I would argue that nothing could ever justify such a thing. Indeed, the First and Fourth Amendments — the provisions of the Bill of Rights that seem to be having the worst time of it, recently — serve no purpose and have no reason to exist if they can be canceled or overridden whenever the government might have a specially compelling reason to do so. It is only when the government has a specially compelling reason to violate the amendments that the amendments have any function. After all, we really don’t need them during the times that the government has no interest in infringing on them. It seems that if we toss aside our right to assembly, our right to practice our religion, our right to be free from unreasonable searches and seizures, etc., whenever the government insists that such protections are hazardous to our health, then we might as well not have the rights in the first place. It’s like locking a criminal in a cell but giving him the key to open it along with a stern warning to only use the key if he has a very good reason. Doesn’t the key make the cell a rather pointless accessory? Sure he might remain in it sometimes, but only when he wants to. And it’s precisely when he wants to be behind bars that you don’t need the bars at all.

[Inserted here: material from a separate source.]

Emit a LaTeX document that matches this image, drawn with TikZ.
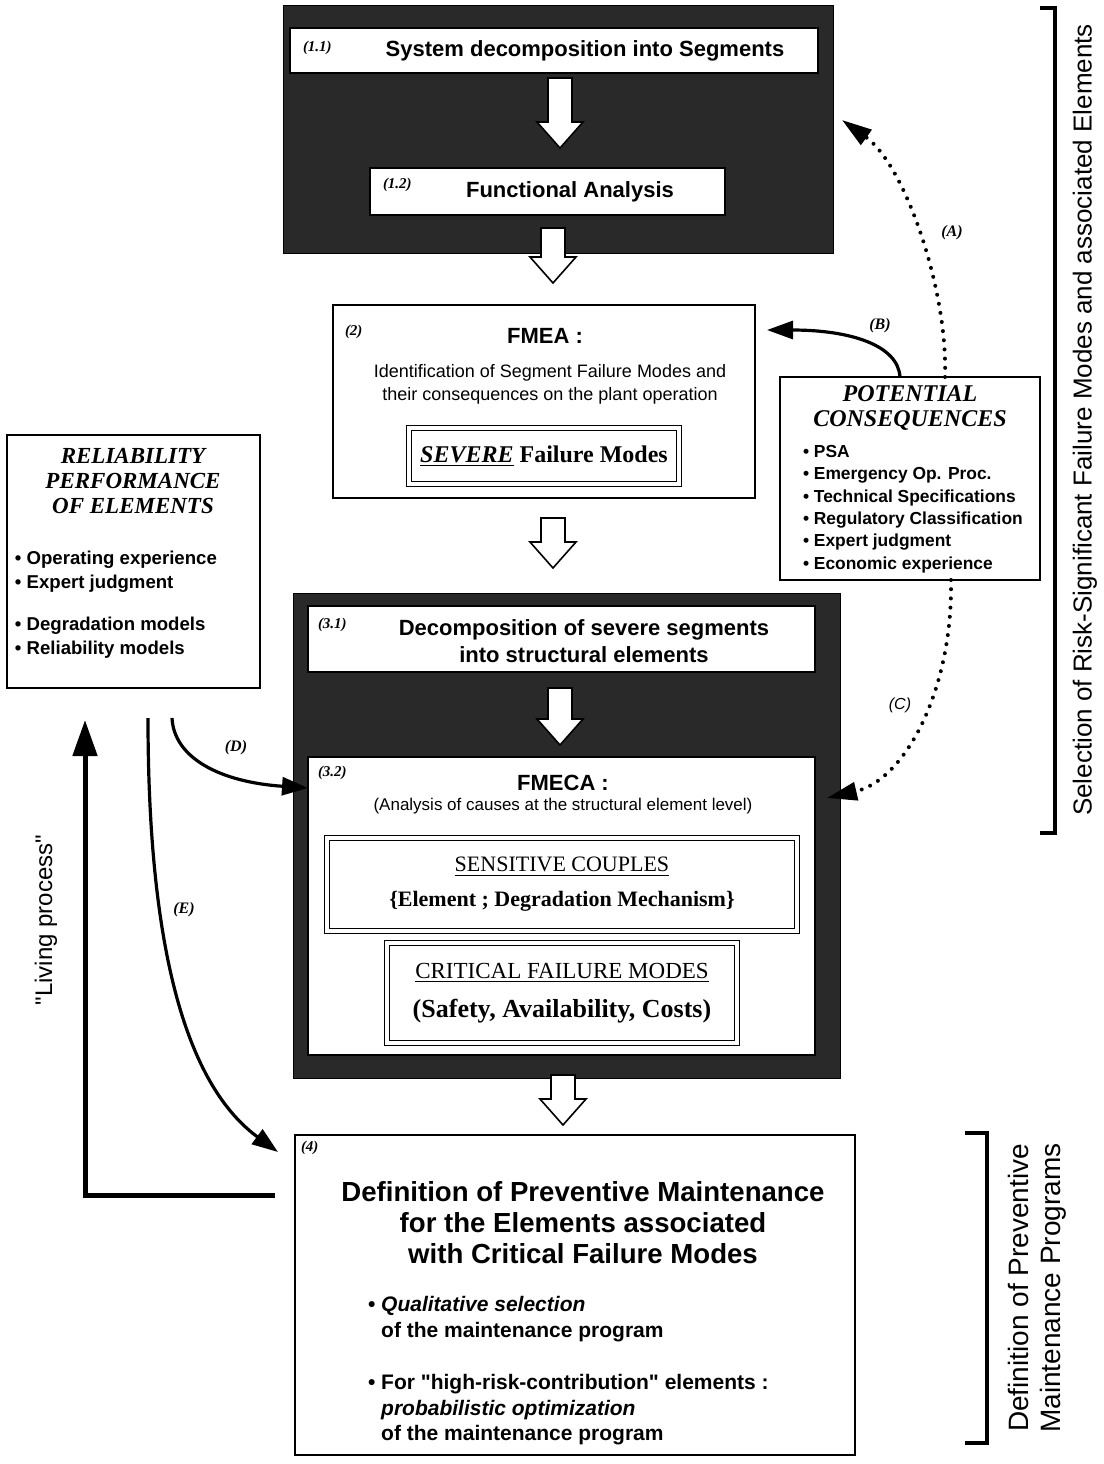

Funniest thing about it might be that, while we were all keeping a wary eye on FederalGovCo in expectation of the Big Clampdown being launched from Mordor On The Potomac, it turned out to be the states and localities who were the true threat.
But do tell me again all about how the government “fears” an armed populace, as is appropriate and right; that most cops will resist enforcing blatantly unconstitutional edicts; that the 2A is enough all by itself to protect our “unalienable” rights; that all those eleventy bajillion guns out there (kept unloaded and securely locked away as the law requires, of course) will somehow keep us “free” just by their very existence. As bedtime fairytales go, that one’s my favorite.